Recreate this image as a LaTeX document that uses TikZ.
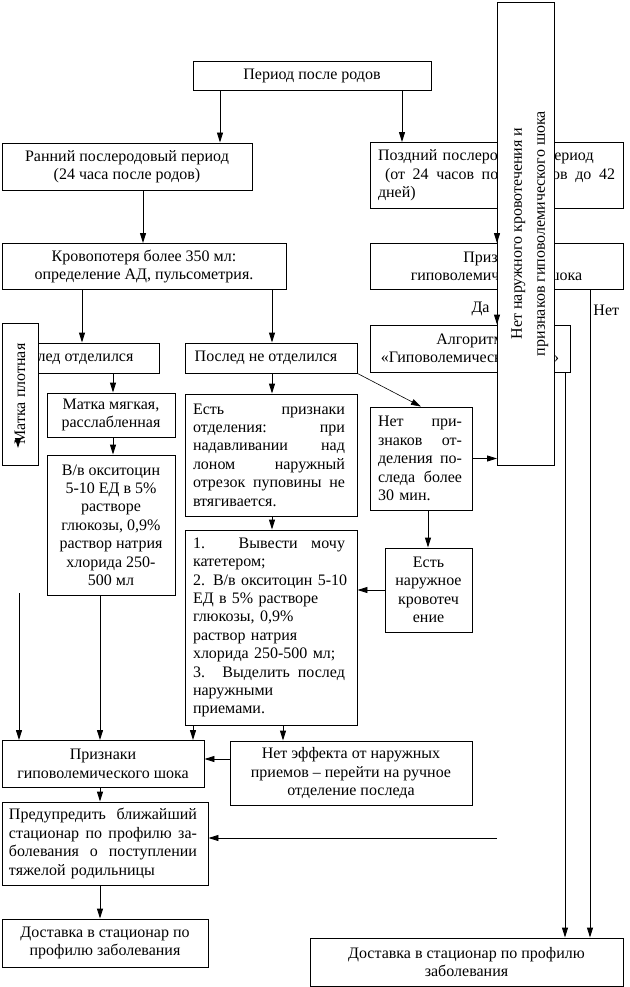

--

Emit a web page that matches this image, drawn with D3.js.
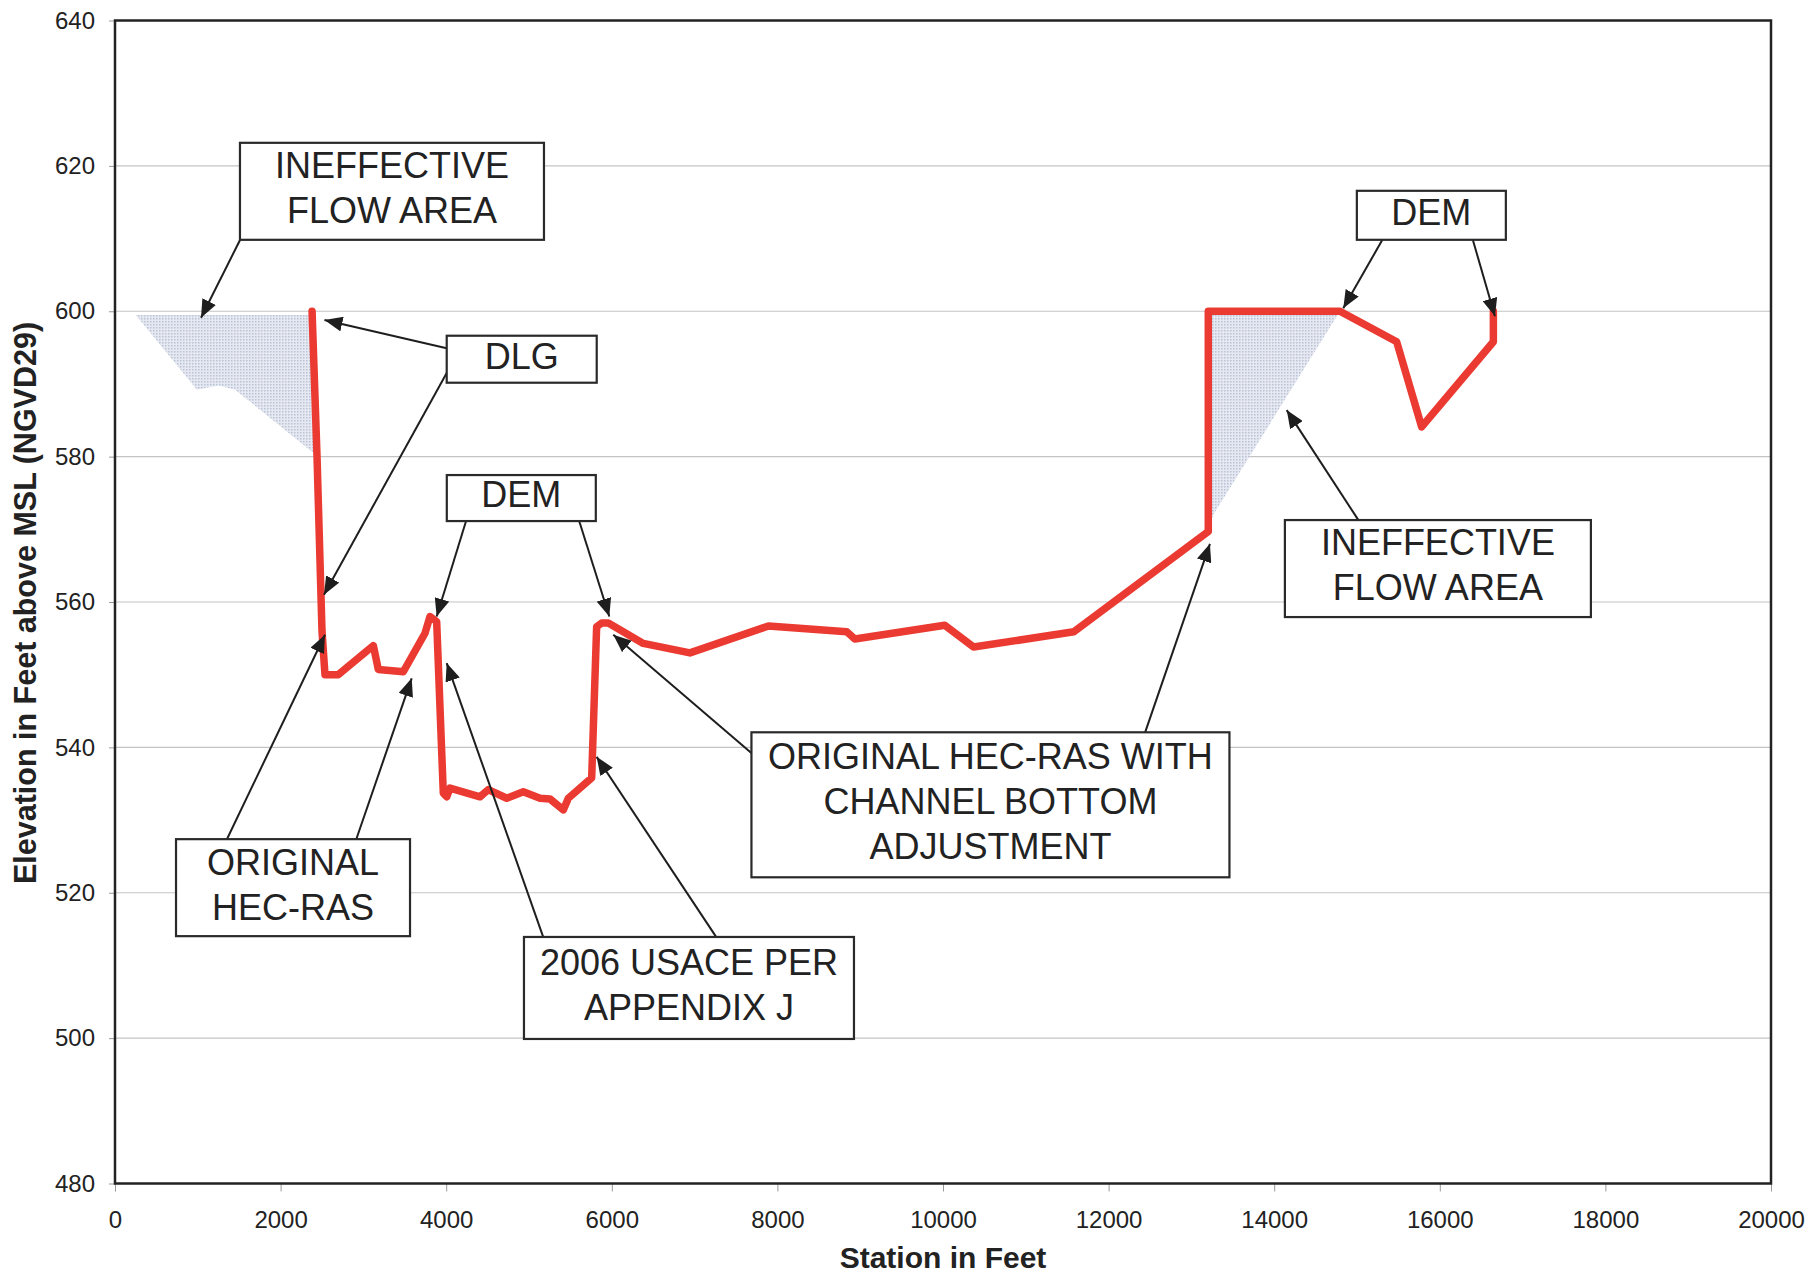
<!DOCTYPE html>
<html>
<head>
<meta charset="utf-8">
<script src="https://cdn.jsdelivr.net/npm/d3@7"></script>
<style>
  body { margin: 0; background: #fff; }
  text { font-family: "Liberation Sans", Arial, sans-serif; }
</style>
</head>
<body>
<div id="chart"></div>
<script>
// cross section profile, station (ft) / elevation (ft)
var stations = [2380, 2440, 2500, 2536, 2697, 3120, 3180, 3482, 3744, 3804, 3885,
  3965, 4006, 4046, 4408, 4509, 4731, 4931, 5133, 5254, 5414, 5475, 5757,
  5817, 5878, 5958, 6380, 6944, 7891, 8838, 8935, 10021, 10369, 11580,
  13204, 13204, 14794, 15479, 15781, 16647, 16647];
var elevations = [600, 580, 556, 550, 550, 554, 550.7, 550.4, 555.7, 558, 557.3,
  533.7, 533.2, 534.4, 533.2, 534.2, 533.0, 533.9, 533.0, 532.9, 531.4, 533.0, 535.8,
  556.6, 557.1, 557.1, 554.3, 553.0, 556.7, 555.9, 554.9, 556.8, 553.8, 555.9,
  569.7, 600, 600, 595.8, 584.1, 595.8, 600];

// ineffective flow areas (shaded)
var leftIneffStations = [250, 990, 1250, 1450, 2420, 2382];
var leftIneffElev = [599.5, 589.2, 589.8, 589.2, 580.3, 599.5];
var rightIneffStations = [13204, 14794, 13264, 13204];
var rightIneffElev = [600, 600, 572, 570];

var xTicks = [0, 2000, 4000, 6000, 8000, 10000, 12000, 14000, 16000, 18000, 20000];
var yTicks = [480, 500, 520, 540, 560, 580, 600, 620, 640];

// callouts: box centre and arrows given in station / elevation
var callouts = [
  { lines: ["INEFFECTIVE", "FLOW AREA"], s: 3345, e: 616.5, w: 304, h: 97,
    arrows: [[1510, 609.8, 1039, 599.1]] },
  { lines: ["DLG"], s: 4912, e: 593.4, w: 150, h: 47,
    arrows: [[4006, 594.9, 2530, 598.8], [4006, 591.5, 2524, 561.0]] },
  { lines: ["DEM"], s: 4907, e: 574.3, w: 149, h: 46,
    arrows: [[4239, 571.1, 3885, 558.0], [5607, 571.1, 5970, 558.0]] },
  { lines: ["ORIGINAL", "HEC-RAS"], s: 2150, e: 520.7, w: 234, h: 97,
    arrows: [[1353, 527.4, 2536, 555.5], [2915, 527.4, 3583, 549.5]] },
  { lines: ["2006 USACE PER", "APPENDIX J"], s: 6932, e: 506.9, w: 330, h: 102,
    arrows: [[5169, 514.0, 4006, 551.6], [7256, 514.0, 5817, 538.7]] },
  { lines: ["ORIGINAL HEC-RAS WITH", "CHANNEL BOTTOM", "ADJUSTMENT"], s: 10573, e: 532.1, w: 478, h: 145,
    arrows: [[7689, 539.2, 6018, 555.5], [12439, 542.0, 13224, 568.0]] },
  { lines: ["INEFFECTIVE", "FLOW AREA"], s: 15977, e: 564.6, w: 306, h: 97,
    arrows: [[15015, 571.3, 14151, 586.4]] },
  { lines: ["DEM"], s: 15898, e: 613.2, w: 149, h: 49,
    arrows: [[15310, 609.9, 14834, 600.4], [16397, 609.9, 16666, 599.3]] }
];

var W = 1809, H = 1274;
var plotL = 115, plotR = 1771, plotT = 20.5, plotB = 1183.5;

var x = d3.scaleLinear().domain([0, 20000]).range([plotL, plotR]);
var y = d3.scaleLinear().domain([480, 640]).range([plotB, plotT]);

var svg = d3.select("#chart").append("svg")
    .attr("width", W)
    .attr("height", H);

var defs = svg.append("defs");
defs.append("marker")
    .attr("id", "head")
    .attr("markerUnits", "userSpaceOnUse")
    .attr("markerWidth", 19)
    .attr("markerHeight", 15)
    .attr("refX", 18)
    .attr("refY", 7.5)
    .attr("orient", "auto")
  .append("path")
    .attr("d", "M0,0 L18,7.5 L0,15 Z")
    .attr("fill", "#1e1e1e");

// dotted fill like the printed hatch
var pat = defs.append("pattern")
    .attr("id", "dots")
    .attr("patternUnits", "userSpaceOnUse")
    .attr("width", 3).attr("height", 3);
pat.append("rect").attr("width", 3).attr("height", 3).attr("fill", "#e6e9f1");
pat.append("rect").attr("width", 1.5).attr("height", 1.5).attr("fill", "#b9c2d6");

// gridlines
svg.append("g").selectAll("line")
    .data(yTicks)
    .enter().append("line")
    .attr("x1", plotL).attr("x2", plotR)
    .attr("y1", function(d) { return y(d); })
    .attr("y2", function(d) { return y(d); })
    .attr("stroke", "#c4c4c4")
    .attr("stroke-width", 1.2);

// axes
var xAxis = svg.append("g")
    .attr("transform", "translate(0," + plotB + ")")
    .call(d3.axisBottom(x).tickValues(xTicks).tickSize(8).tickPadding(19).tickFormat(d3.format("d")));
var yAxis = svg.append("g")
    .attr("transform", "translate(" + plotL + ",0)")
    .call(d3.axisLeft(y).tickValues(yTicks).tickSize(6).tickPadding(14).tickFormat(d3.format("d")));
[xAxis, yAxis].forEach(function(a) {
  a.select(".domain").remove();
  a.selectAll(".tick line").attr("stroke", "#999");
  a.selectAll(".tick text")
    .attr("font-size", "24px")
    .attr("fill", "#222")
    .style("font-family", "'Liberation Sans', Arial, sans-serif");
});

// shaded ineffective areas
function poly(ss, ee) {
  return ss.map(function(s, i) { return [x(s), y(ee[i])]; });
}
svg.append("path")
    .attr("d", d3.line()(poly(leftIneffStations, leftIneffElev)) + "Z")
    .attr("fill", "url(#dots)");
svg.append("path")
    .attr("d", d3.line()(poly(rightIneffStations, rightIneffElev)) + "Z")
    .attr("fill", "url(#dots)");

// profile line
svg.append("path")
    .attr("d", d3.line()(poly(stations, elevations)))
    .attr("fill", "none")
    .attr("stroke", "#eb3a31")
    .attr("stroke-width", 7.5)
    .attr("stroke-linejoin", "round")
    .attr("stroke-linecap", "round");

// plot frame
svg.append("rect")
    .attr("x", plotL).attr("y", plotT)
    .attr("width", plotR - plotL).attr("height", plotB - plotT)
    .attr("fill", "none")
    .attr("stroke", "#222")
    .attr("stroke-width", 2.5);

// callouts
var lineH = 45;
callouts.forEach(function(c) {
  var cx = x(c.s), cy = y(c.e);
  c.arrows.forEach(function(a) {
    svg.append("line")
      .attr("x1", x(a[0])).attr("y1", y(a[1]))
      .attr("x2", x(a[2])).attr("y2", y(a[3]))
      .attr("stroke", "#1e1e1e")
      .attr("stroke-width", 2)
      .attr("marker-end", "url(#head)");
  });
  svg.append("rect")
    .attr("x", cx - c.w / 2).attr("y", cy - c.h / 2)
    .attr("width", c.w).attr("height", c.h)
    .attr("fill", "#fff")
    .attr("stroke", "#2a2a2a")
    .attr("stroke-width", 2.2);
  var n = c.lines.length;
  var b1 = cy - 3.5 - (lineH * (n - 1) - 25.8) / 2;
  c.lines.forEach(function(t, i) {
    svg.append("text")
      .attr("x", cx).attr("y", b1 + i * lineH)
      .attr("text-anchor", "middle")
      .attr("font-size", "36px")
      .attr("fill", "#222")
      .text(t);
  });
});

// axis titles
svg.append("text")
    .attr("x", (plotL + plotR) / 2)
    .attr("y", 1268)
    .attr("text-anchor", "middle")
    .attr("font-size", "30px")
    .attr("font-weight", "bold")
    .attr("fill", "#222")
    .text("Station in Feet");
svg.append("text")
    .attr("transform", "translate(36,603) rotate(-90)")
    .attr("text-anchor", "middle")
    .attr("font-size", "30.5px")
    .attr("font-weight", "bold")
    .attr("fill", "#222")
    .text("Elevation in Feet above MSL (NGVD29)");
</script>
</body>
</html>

-- SET PROBLEM --
Copy exactly the part of the material above that opens with the line containing "Emit a web page" and closes with the line containing "600, 620, 640];", ends included. Drop the images.

-- RESULT OF THIS EXERCISE --
Emit a web page that matches this image, drawn with D3.js.
<!DOCTYPE html>
<html>
<head>
<meta charset="utf-8">
<script src="https://cdn.jsdelivr.net/npm/d3@7"></script>
<style>
  body { margin: 0; background: #fff; }
  text { font-family: "Liberation Sans", Arial, sans-serif; }
</style>
</head>
<body>
<div id="chart"></div>
<script>
// cross section profile, station (ft) / elevation (ft)
var stations = [2380, 2440, 2500, 2536, 2697, 3120, 3180, 3482, 3744, 3804, 3885,
  3965, 4006, 4046, 4408, 4509, 4731, 4931, 5133, 5254, 5414, 5475, 5757,
  5817, 5878, 5958, 6380, 6944, 7891, 8838, 8935, 10021, 10369, 11580,
  13204, 13204, 14794, 15479, 15781, 16647, 16647];
var elevations = [600, 580, 556, 550, 550, 554, 550.7, 550.4, 555.7, 558, 557.3,
  533.7, 533.2, 534.4, 533.2, 534.2, 533.0, 533.9, 533.0, 532.9, 531.4, 533.0, 535.8,
  556.6, 557.1, 557.1, 554.3, 553.0, 556.7, 555.9, 554.9, 556.8, 553.8, 555.9,
  569.7, 600, 600, 595.8, 584.1, 595.8, 600];

// ineffective flow areas (shaded)
var leftIneffStations = [250, 990, 1250, 1450, 2420, 2382];
var leftIneffElev = [599.5, 589.2, 589.8, 589.2, 580.3, 599.5];
var rightIneffStations = [13204, 14794, 13264, 13204];
var rightIneffElev = [600, 600, 572, 570];

var xTicks = [0, 2000, 4000, 6000, 8000, 10000, 12000, 14000, 16000, 18000, 20000];
var yTicks = [480, 500, 520, 540, 560, 580, 600, 620, 640];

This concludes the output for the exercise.